Gold prices picked up some strength and followed to capture the markets attention, as we enter the last 10 days of November.
During the past days, the US dollar weakened, displaying its biggest weekly drop in two months, after U.S. Fed officials referred to a potential global slowdown, leaving the market in doubts over how far the rate-hike cycle has left to run.
However, the Fed has hiked rates three times in 2018, turning gold into an undesirable instrument due to its adverse relationship to the event but also, a fourth rate increase is expected next month.
At the moment, we are going through a very quiet week for the US as the Thanks Giving holiday kicks in, along with a week of not so significant financial releases which could make a case for a muted reaction for the USD.
Though looming fundamental news like the US Sino matter could step to the center of attention if a breakthrough or update is made public.
We do not support the opinion and broad release of reports indicating that the US economy is in a weak spot or that the Fed is turning dovish. Rather, we could say, the USD is having a break, only to return shortly.
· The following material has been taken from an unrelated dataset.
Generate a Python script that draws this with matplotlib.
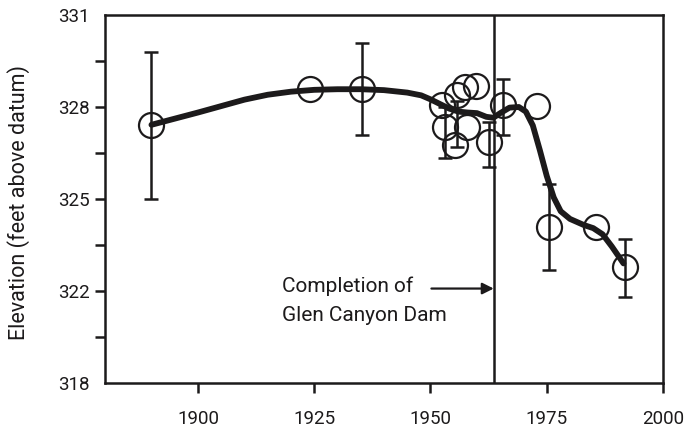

Yesterday and today Gold prices rose simultaneously as bond yields dropped amid risk aversion, increasing the relative appeal of non-interest-bearing alternatives.
Today, London’s gold market the London Bullion Market Association (LBMA) stated an average of about $37 billion worth of gold was traded each day during last week, including metal for delivery in Zurich, World Gold Council estimates, based on 2016 data, were between three and six times higher.
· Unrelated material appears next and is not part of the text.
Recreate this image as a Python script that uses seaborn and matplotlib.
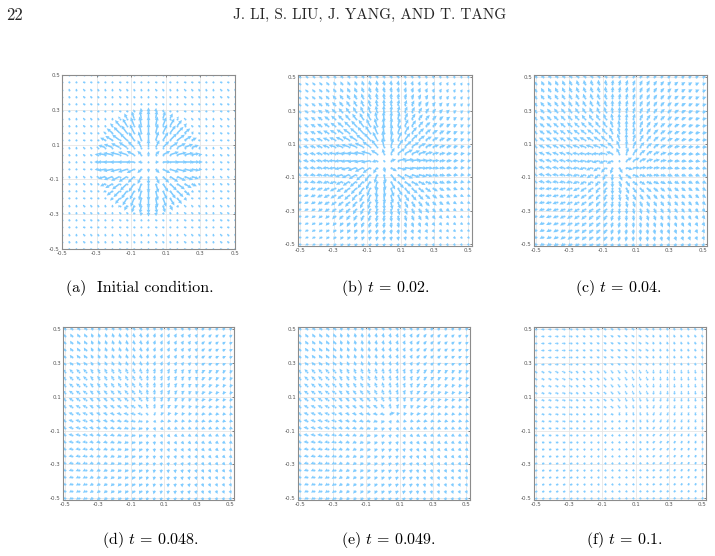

LBMA is the largest over-the-counter gold traded market in the world and has started making its trading activities public, in an attempt to bring more transparency.
It is making its information public for the first time, bearing in mind that LBMA has its roots back in 1676.
The information released can be useful to the average trader as a metric of statistics if the information would continue flowing.
Keeping statistical data in hand, can help traders or analysts to calculate approximate future inflows and outflows or make different comparisons between periods.
Moving on to discuss Gold demand and supply levels, a case could be made if Gold is in for a comeback and if it can reach yearly 2018 highs.
Starting with demand, the precious metals is needed by sectors like jewelry, technology, investment, and Central Banks.
For example Russia has been building a significant quantity of Bullion in its reserves and could be demanding more considering the way it has bought Gold in the past years.
In more detail, central banks buying gold could dramatically result in prices spiking along with foreign market disruptions in supply like India could also send create positive momentum for Gold prices.
Furthermore, geopolitical issues like the US Sino trade matter could also send the metal’s prices higher as any global interference in supply for Gold could send prices higher.
In the Asian and Arab countries consumers are used to buying gold not only as a jewelry but as a physical investment and sell it in need for fast cash.
In addition, due to the above mentioned news and updates we view the metal market with great potential for future advancement and moving into higher trading price ranges.
The metals markets could be ending a price correction and preparing for a substantial price advance.
Gold has been in a strong upward run in the latest sessions.
If the trend continues and bullion climbs even higher it may surpass the 1230 round number.
If that price is breached the next stop could be the 1232.93 (R1) resistance level and after that the 1241.18 (R2) resistance barrier.
Technically, the price action since the 15th of November allows us to hope for further advancements.
On the contrary, a bearish momentum for the precious metal could mean a drop below the 1220 round number with the next level being the 1218.64 (S1) support barrier.
After that level and below we may see the precious moving towards the 1210.66 (S2) Support barrier.